THE REQUEST
For every line in the data below that contains "with", copy the line.

MATERIAL PROVIDED
%%
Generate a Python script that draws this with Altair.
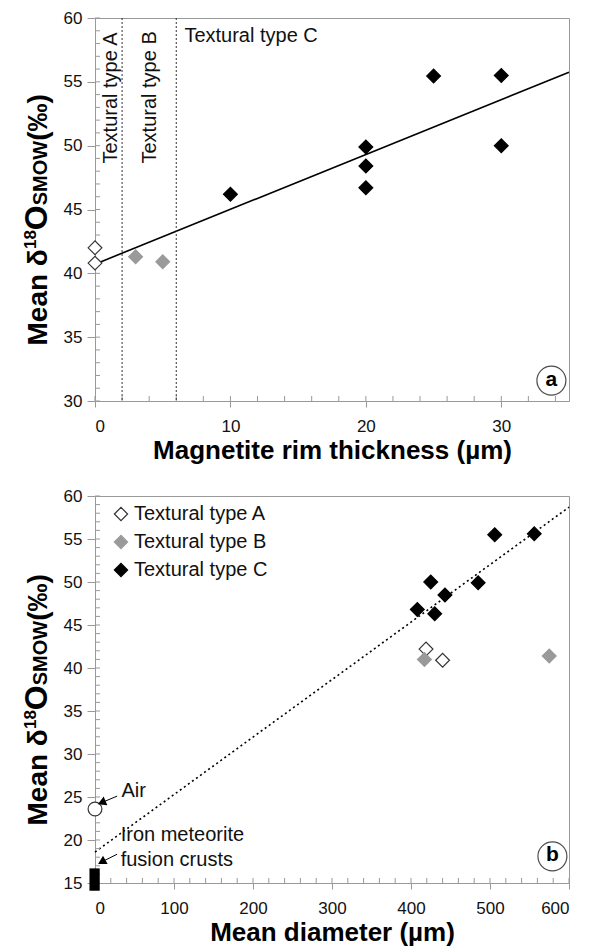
import altair as alt
import pandas as pd

FONT = "Liberation Sans, Arial, Helvetica, sans-serif"

# ---------------- data ----------------
TYPES = ["Textural type A", "Textural type B", "Textural type C"]

# panel a : magnetite rim thickness vs mean d18O
A_TYPE = ["Textural type A"] * 2 + ["Textural type B"] * 2 + ["Textural type C"] * 7
A_RIM = [0, 0, 3, 5, 10, 20, 20, 20, 25, 30, 30]
A_D18O = [42.0, 40.8, 41.3, 40.9, 46.2, 49.9, 48.4, 46.7, 55.45, 55.5, 50.0]
A_FIT_X = [0, 35]
A_FIT_Y = [40.72, 55.75]
A_BOUND_X = [2, 6]
A_VLABEL_TEXT = ["Textural type A", "Textural type B"]
A_VLABEL_X = [1.6, 4.5]
A_VLABEL_Y = [48.6, 48.6]
A_HLABEL_TEXT = ["Textural type C"]
A_HLABEL_X = [6.6]
A_HLABEL_Y = [58.1]
A_TAG = ["a"]
A_TAG_X = [33.7]
A_TAG_Y = [31.6]
A_XTICKS = [0, 10, 20, 30]
A_YTICKS = [30, 35, 40, 45, 50, 55, 60]
A_XMINOR = list(range(0, 36, 2))
A_YMINOR = list(range(30, 61))

# panel b : mean diameter vs mean d18O
B_TYPE = ["Textural type A"] * 2 + ["Textural type B"] * 2 + ["Textural type C"] * 7
B_DIAM = [419, 440, 417, 575, 408, 425, 430, 443, 485, 506, 556]
B_D18O = [42.2, 40.9, 41.0, 41.4, 46.8, 50.0, 46.3, 48.5, 49.9, 55.5, 55.6]
B_FIT_X = [0, 600]
B_FIT_Y = [18.6, 58.7]
AIR_X = [0]
AIR_Y = [23.6]
IRON_X = [-7]
IRON_X2 = [6]
IRON_Y = [14.1]
IRON_Y2 = [16.7]
B_NOTE_TEXT = ["Air", "Iron meteorite", "fusion crusts"]
B_NOTE_X = [33.5, 32.5, 32.5]
B_NOTE_Y = [25.7, 20.6, 17.7]
ARROW_ID = ["air", "air", "iron", "iron"]
ARROW_X = [28, 8.5, 28, 8.5]
ARROW_Y = [25.1, 24.35, 18.35, 17.45]
HEAD_X = [8.5, 8.5]
HEAD_Y = [24.35, 17.45]
HEAD_ANGLE = [247, 241]
B_TAG = ["b"]
B_TAG_X = [579]
B_TAG_Y = [18.1]
B_XTICKS = [0, 100, 200, 300, 400, 500, 600]
B_YTICKS = [15, 20, 25, 30, 35, 40, 45, 50, 55, 60]
B_XMINOR = list(range(0, 601, 20))
B_YMINOR = list(range(15, 61))

Y_TITLE_TEXT = ["Mean δ", "18", "O", "SMOW", " (‰)"]

# ---------------- layout ----------------
W = 474
HA = 383
HB = 387
Y_TITLE_SIZE = [28, 17, 32, 20, 28]
Y_TITLE_EM = [3.445, 1.112, 0.778, 3.222, 1.944]
Y_TITLE_RAISE = [0, 11, 0, 0, 0]
GRAY = "#9a9a9a"
AXC = "#999999"


def y_title_layers(h):
    layers = []
    pos = h / 2 + 136
    for t, s, em, r in zip(Y_TITLE_TEXT, Y_TITLE_SIZE, Y_TITLE_EM, Y_TITLE_RAISE):
        layers.append(
            alt.Chart(pd.DataFrame({"t": [t]}))
            .mark_text(angle=270, align="left", baseline="alphabetic",
                       fontSize=s, fontWeight="bold", font=FONT, color="black")
            .encode(x=alt.value(-48 - r), y=alt.value(pos), text="t:N")
        )
        pos -= em * s
    return layers


def base_layers(xdom, ydom, h, xvals, yvals, xminor, yminor, xtitle):
    xs = alt.Scale(domain=xdom, nice=False, zero=False)
    ys = alt.Scale(domain=ydom, nice=False, zero=False)
    x_main = alt.Axis(values=xvals, tickSize=6, labelPadding=11, format="d",
                      title=xtitle, titleFontSize=26, titleFontWeight="bold",
                      titlePadding=3, titleColor="black")
    y_main = alt.Axis(values=yvals, tickSize=8, labelPadding=5, format="d", title=None)
    xmin = alt.Chart(pd.DataFrame({"v": xminor})).mark_rule(color=AXC, strokeWidth=1).encode(
        x=alt.X("v:Q", scale=xs, axis=None), y=alt.value(h), y2=alt.value(h - 5))
    ymin = alt.Chart(pd.DataFrame({"v": yminor})).mark_rule(color=AXC, strokeWidth=1).encode(
        y=alt.Y("v:Q", scale=ys, axis=None), x=alt.value(0), x2=alt.value(5))
    return xs, ys, x_main, y_main, [xmin, ymin]


def points(df_pts, xs, ys, legend):
    return alt.Chart(df_pts).mark_point(shape="diamond", filled=True, size=190,
                                        strokeWidth=1.2, opacity=1).encode(
        x=alt.X("x:Q", scale=xs, axis=None),
        y=alt.Y("y:Q", scale=ys, axis=None),
        fill=alt.Fill("type:N", scale=alt.Scale(domain=TYPES, range=["white", GRAY, "black"]),
                      legend=legend),
        stroke=alt.Stroke("type:N", scale=alt.Scale(domain=TYPES, range=["#333333", GRAY, "black"]),
                          legend=legend),
    )


def tag(x, y, t, xs, ys):
    df = pd.DataFrame({"x": x, "y": y, "t": t})
    c = alt.Chart(df).mark_point(shape="circle", size=840, color="black", strokeWidth=1.2).encode(
        x=alt.X("x:Q", scale=xs, axis=None), y=alt.Y("y:Q", scale=ys, axis=None))
    s = alt.Chart(df).mark_text(fontSize=21, fontWeight="bold", font=FONT, color="black", dy=-1).encode(
        x=alt.X("x:Q", scale=xs, axis=None), y=alt.Y("y:Q", scale=ys, axis=None), text="t:N")
    return [c, s]


# ---------------- panel a ----------------
df_a = pd.DataFrame({"x": A_RIM, "y": A_D18O, "type": A_TYPE})
xs_a, ys_a, xm_a, ym_a, minor_a = base_layers(
    [0, 35], [30, 60], HA, A_XTICKS, A_YTICKS, A_XMINOR, A_YMINOR, "Magnetite rim thickness (µm)")

fit_a = alt.Chart(pd.DataFrame({"x": A_FIT_X, "y": A_FIT_Y})).mark_line(
    color="black", strokeWidth=1.6).encode(
    x=alt.X("x:Q", scale=xs_a, axis=xm_a), y=alt.Y("y:Q", scale=ys_a, axis=ym_a))
bounds_a = alt.Chart(pd.DataFrame({"x": A_BOUND_X})).mark_rule(
    color="#333333", strokeDash=[2, 2], strokeWidth=1).encode(
    x=alt.X("x:Q", scale=xs_a, axis=None))
vlab_a = alt.Chart(pd.DataFrame({"x": A_VLABEL_X, "y": A_VLABEL_Y, "t": A_VLABEL_TEXT})).mark_text(
    angle=270, align="left", baseline="alphabetic", fontSize=20, font=FONT, color="#111").encode(
    x=alt.X("x:Q", scale=xs_a, axis=None), y=alt.Y("y:Q", scale=ys_a, axis=None), text="t:N")
hlab_a = alt.Chart(pd.DataFrame({"x": A_HLABEL_X, "y": A_HLABEL_Y, "t": A_HLABEL_TEXT})).mark_text(
    align="left", baseline="alphabetic", fontSize=20, font=FONT, color="#111").encode(
    x=alt.X("x:Q", scale=xs_a, axis=None), y=alt.Y("y:Q", scale=ys_a, axis=None), text="t:N")
pts_a = points(df_a, xs_a, ys_a, None)

panel_a = alt.layer(fit_a, *minor_a, bounds_a, pts_a, vlab_a, hlab_a,
                    *tag(A_TAG_X, A_TAG_Y, A_TAG, xs_a, ys_a),
                    *y_title_layers(HA)).resolve_axis(x="independent", y="independent").properties(
    width=W, height=HA)

# ---------------- panel b ----------------
df_b = pd.DataFrame({"x": B_DIAM, "y": B_D18O, "type": B_TYPE})
leg = alt.Legend(orient="none", legendX=16, legendY=8, title=None, symbolType="diamond",
                 symbolSize=175, symbolStrokeWidth=1.2, labelFontSize=20, labelFont=FONT,
                 labelColor="#111", rowPadding=8, labelOffset=3)
xs_b, ys_b, xm_b, ym_b, minor_b = base_layers(
    [0, 600], [15, 60], HB, B_XTICKS, B_YTICKS, B_XMINOR, B_YMINOR, "Mean diameter (µm)")

fit_b = alt.Chart(pd.DataFrame({"x": B_FIT_X, "y": B_FIT_Y})).mark_line(
    color="black", strokeWidth=1.6, strokeDash=[2, 3]).encode(
    x=alt.X("x:Q", scale=xs_b, axis=xm_b), y=alt.Y("y:Q", scale=ys_b, axis=ym_b))
iron = alt.Chart(pd.DataFrame({"x": IRON_X, "x2": IRON_X2, "y": IRON_Y, "y2": IRON_Y2})).mark_rect(
    color="black").encode(
    x=alt.X("x:Q", scale=xs_b, axis=None), x2="x2:Q",
    y=alt.Y("y:Q", scale=ys_b, axis=None), y2="y2:Q")
air = alt.Chart(pd.DataFrame({"x": AIR_X, "y": AIR_Y})).mark_point(
    shape="circle", size=190, filled=True, fill="white", stroke="#333333", strokeWidth=1.2, opacity=1).encode(
    x=alt.X("x:Q", scale=xs_b, axis=None), y=alt.Y("y:Q", scale=ys_b, axis=None))
notes = alt.Chart(pd.DataFrame({"x": B_NOTE_X, "y": B_NOTE_Y, "t": B_NOTE_TEXT})).mark_text(
    align="left", baseline="middle", fontSize=20, font=FONT, color="#111").encode(
    x=alt.X("x:Q", scale=xs_b, axis=None), y=alt.Y("y:Q", scale=ys_b, axis=None), text="t:N")
shafts = alt.Chart(pd.DataFrame({"x": ARROW_X, "y": ARROW_Y, "id": ARROW_ID})).mark_line(
    color="black", strokeWidth=1).encode(
    x=alt.X("x:Q", scale=xs_b, axis=None), y=alt.Y("y:Q", scale=ys_b, axis=None), detail="id:N")
heads = alt.Chart(pd.DataFrame({"x": HEAD_X, "y": HEAD_Y, "a": HEAD_ANGLE})).mark_point(
    shape="triangle-up", filled=True, color="black", size=90, opacity=1).encode(
    x=alt.X("x:Q", scale=xs_b, axis=None), y=alt.Y("y:Q", scale=ys_b, axis=None),
    angle=alt.Angle("a:Q", scale=None))
pts_b = points(df_b, xs_b, ys_b, leg)

panel_b = alt.layer(fit_b, *minor_b, iron, air, pts_b, notes, shafts, heads,
                    *tag(B_TAG_X, B_TAG_Y, B_TAG, xs_b, ys_b),
                    *y_title_layers(HB)).resolve_axis(x="independent", y="independent").properties(
    width=W, height=HB)

chart = alt.vconcat(panel_a, panel_b, spacing=22).resolve_scale(
    x="independent", y="independent", fill="independent", stroke="independent"
).resolve_legend(fill="independent", stroke="independent").properties(
    padding={"left": 12, "top": 0, "right": 0, "bottom": 0}
).configure_view(stroke=AXC, strokeWidth=1).configure_axis(
    labelFont=FONT, titleFont=FONT, labelFontSize=17, labelColor="#111",
    domainColor=AXC, tickColor=AXC, grid=False
)

chart.save("out.html", embed_options={"renderer": "svg", "actions": False})
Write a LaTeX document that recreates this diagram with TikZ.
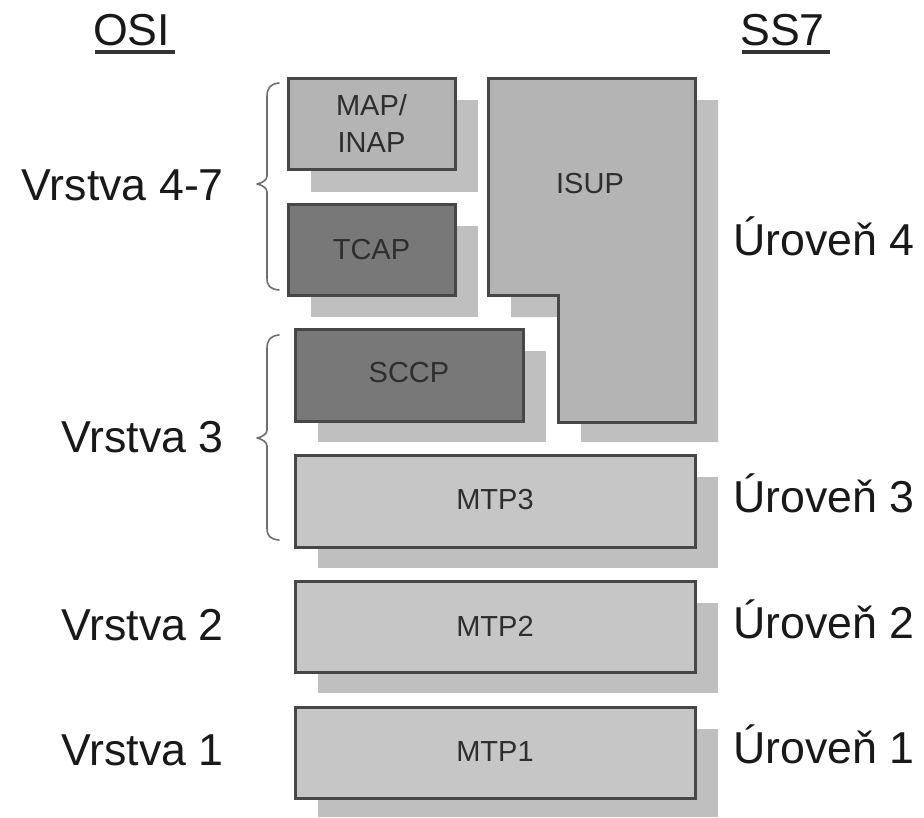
%%
PROBLEM SOLUTION
Generate a Python script that draws this with Altair.
Write a LaTeX document that recreates this diagram with TikZ.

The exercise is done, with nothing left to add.